MOVIES: Uncharted - Review
Feb 14, 2022
MJ Movies ReviewsUncharted is the latest film from Zombieland and Venom director Ruben Fleischer, who adapts the hit PS4 game. Full confession: I’ve played almost every entrance in the franchise, save for The Lost Legacy, and completed the four – so I’m approaching this as very much a fan of the games. And this is partly why I think it didn’t work for me, but even setting that aside, I just don’t think it’s a very good movie to begin with as it can’t stand on its own.
The film introduces us to the world of treasure hunting – thieves and bandits rule. In Uncharted, our first encounter with Nathan Drake is through the eyes of his younger self, where he pairs up with his brother Sam to investigate a map containing secrets to buried treasure, but they’re caught and Sam – rather than find himself locked up, runs away – leaving Nate behind. Flashforward to several years later and Tom Holland’s Drake is late for work as a bartender, where he’s stealing watches off customers and generally acting as a young street-smart hustler, who’s recruited for the big time by Mark Wahlberg’s Sully – sans moustache, a wise-cracking partner and duplicitous mentor with a heart for gold, and nothing else. Joining for the ride is Sophia Ali’s charismatic fan-favourite Chloe Frazer, and stepping in for the villainous roles are Antonio Banderas and Tati Gabrielle. So far, standard fare. And that’s unfortunately all Uncharted strives to be, never really taking flight despite the rich potential of the source material.

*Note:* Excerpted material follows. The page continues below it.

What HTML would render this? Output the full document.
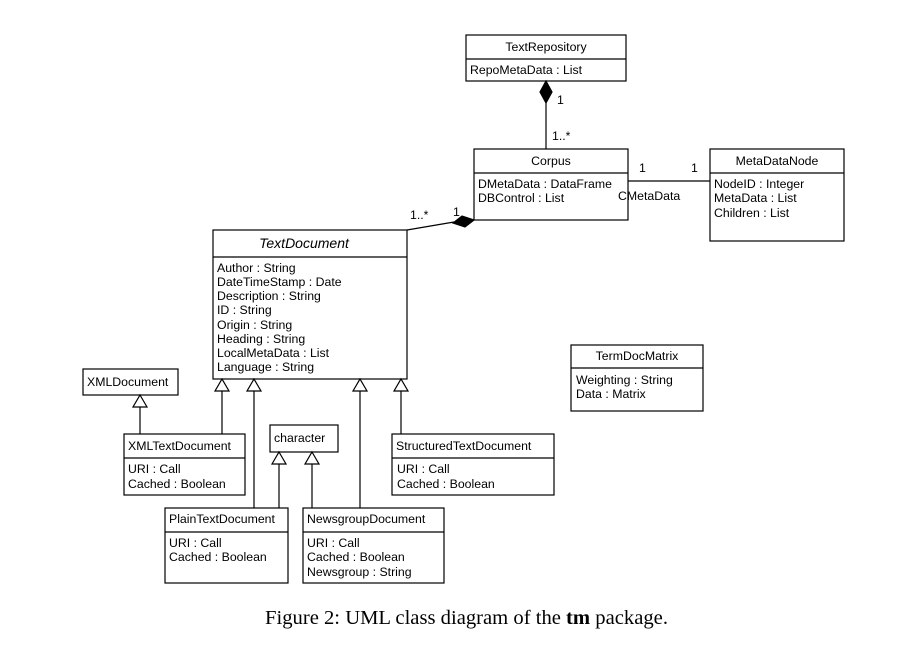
<!DOCTYPE html>
<html><head><meta charset="utf-8"><style>
html,body{margin:0;padding:0;background:#fff;}
svg{display:block;}
text{font-family:"Liberation Sans",sans-serif;font-size:12.3px;fill:#000;}
.c{font-family:"Liberation Serif",serif;font-size:20px;}
</style></head><body>
<svg width="911" height="663" viewBox="0 0 911 663" xmlns="http://www.w3.org/2000/svg">
<g fill="#fff" stroke="#000" stroke-width="1.2">
<rect x="466" y="35" width="160" height="46"/><line x1="466" y1="59" x2="626" y2="59"/>
<rect x="474" y="149" width="154" height="71"/><line x1="474" y1="173" x2="628" y2="173"/>
<rect x="710" y="149" width="134" height="92"/><line x1="710" y1="173" x2="844" y2="173"/>
<rect x="213" y="230" width="194" height="149"/><line x1="213" y1="257" x2="407" y2="257"/>
<rect x="571" y="345" width="132" height="66"/><line x1="571" y1="368" x2="703" y2="368"/>
<rect x="83" y="369" width="95" height="26"/>
<rect x="124" y="434" width="121" height="61"/><line x1="124" y1="458" x2="245" y2="458"/>
<rect x="270" y="425" width="68" height="27"/>
<rect x="392" y="434" width="162" height="61"/><line x1="392" y1="458" x2="554" y2="458"/>
<rect x="165" y="508" width="123" height="75"/><line x1="165" y1="532" x2="288" y2="532"/>
<rect x="303" y="508" width="141" height="75"/><line x1="303" y1="532" x2="444" y2="532"/>
<line x1="546" y1="103" x2="546" y2="149"/>
<polygon points="546,81 552,92 546,103 540,92" fill="#000"/>
<line x1="628" y1="181" x2="710" y2="181"/>
<line x1="407" y1="230" x2="454" y2="222"/>
<polygon points="474,220 465,227 453,223 462,216" fill="#000"/>
<line x1="140" y1="407" x2="140" y2="434"/><polygon points="140,395 147,407 133,407"/>
<line x1="222" y1="391" x2="222" y2="434"/><polygon points="222,379 229,391 215,391"/>
<line x1="254" y1="391" x2="254" y2="508"/><polygon points="254,379 261,391 247,391"/>
<line x1="360" y1="391" x2="360" y2="508"/><polygon points="360,379 367,391 353,391"/>
<line x1="401" y1="391" x2="401" y2="434"/><polygon points="401,379 408,391 394,391"/>
<line x1="279" y1="464" x2="279" y2="508"/><polygon points="279,452 286,464 272,464"/>
<line x1="312" y1="464" x2="312" y2="508"/><polygon points="312,452 319,464 305,464"/>
</g>
<g>
<text x="546" y="51" text-anchor="middle">TextRepository</text>
<text x="470" y="74">RepoMetaData : List</text>
<text x="551" y="165" text-anchor="middle">Corpus</text>
<text x="478" y="188">DMetaData : DataFrame</text>
<text x="478" y="202">DBControl : List</text>
<text x="777" y="165" text-anchor="middle">MetaDataNode</text>
<text x="714" y="188">NodeID : Integer</text>
<text x="714" y="202">MetaData : List</text>
<text x="714" y="217">Children : List</text>
<text x="304" y="248" text-anchor="middle" style="font-style:italic;font-size:14px">TextDocument</text>
<text x="217" y="272">Author : String</text>
<text x="217" y="286">DateTimeStamp : Date</text>
<text x="217" y="300">Description : String</text>
<text x="217" y="314">ID : String</text>
<text x="217" y="329">Origin : String</text>
<text x="217" y="343">Heading : String</text>
<text x="217" y="357">LocalMetaData : List</text>
<text x="217" y="371">Language : String</text>
<text x="637" y="360" text-anchor="middle">TermDocMatrix</text>
<text x="576" y="384">Weighting : String</text>
<text x="576" y="398">Data : Matrix</text>
<text x="87" y="386">XMLDocument</text>
<text x="128" y="450">XMLTextDocument</text>
<text x="128" y="473">URI : Call</text>
<text x="128" y="488">Cached : Boolean</text>
<text x="274" y="442">character</text>
<text x="396" y="450">StructuredTextDocument</text>
<text x="397" y="473">URI : Call</text>
<text x="397" y="488">Cached : Boolean</text>
<text x="169" y="523">PlainTextDocument</text>
<text x="169" y="547">URI : Call</text>
<text x="169" y="561">Cached : Boolean</text>
<text x="307" y="523">NewsgroupDocument</text>
<text x="307" y="547">URI : Call</text>
<text x="307" y="561">Cached : Boolean</text>
<text x="307" y="576">Newsgroup : String</text>
<text x="557" y="104">1</text>
<text x="552" y="140">1..*</text>
<text x="639" y="172">1</text>
<text x="691" y="172">1</text>
<text x="618" y="200">CMetaData</text>
<text x="410" y="219">1..*</text>
<text x="453" y="216">1</text>
<text class="c" x="265" y="624" textLength="403" lengthAdjust="spacingAndGlyphs">Figure 2: UML class diagram of the <tspan font-weight="bold">tm</tspan> package.</text>
</g>
</svg>
</body></html>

The film clearly knows the game’s set-pieces – it borrows from them at will; lavishly going all out on a cargo plane sequence where Nathan has to climb up falling cargo in midair. It’s high-stakes, but unlike the game, there’s never any actual excitement – you know what’s going to happen before it does and you know that Nathan is going to survive, there’s never any real sense of jeopardy or stakes. Uncharted achieves much of the lack of stakes by stripping the supernatural element that made the back end of the games so fun from it and turning it into another bog-standard adventure movie, a pale imitation of not just Raiders of the Lost Ark and Pirates of the Caribbean but also other video game adventure movies that we’ve had in the past – the 2018 Tomb Raider puts this film to shame.
Part of the reason why Uncharted doesn’t work is due to the lack of room to breathe – it’s a tight 116 minutes and is packed with so many set-pieces that characters rarely have time to slow down. Everything is spent getting from A-to-B, rendering it entirely feeling like a box-ticking exercise that features fan-service that Solo: A Star Wars Story would be proud of, failing to justify a reason for the whole moustache thing that, even without it, renders the film one of the most poorly casted video game adaptions on film – not only is Wahlberg totally unconvincing, Holland feels more like Peter Parker than Nathan Drake – and there is a difference – the need to make the character younger also robbing him of his uniqueness. Maybe the need to make Nathan younger would have been justified had the film gone in a completely new direction – but it feels like it’s playing out a collection of the game’s greatest hits – raising the question – where do we go from here? If there are any sequels Uncharted has already run out of story to tell – its combination of multiple games’ worth of story fails to leave much of a mark.
The overreliance on CGI is glaring and it as a result feels that you can never buy the environment that the characters are set in – incidentally, the same criticism that I had with Death on the Nile, also out in cinemas. Fight scenes as a result feel entirely stake-less and disorientating at times due to their quick cutting that feels entirely out of place, ruining otherwise promising set-pieces such as a high-stakes aerial pirate ship battle, spoiled in the trailers, that had the potential to be exciting but just really isn’t. It's like Sony took one look at Uncharted, realised it was a popular game, and tried to make a movie out of it without understanding what made the franchise work in the first place – any heart is missing, and the whole thing feels completely soulless – an empty spectacle from the first frame to the last.
If Hollywood can’t even turn a game series that was so story-driven right, what hope does it have for the medium especially when video games are making it so easy for them now with story-based narrative-driven games being relatively common even in an age of multiplayer battle royales? Numerous attempts have come along, tried and failed. Few have succeeded. The future does not look bright – especially when Uncharted would rather spend it having Mark Wahlberg fight in a Papa Johns than actually get to grips with the characters or the franchise, and to add insult to injury Wahlberg feels like a tacked-on-casting choice from the first-rumoured project in 2010 where he was due to play Drake, whilst Holland rides on the wave of his Spider-Man status to the point where it hurts rather than helps.
Uncharted doesn’t strive for big ideas – its mystery surrounding the villain Santiago feels stripped from a basic History 101 class about what people associate with Spain – there’s vague attempts to tie him down to the Inquisition, but it doesn’t stick. Everything feels cookie-cutter without the care or craftmanship that was put into the making the games what they are – truly special, one-of-a-kind accomplishments that are rightly up there as the best of their generation. Even the puzzles are boring!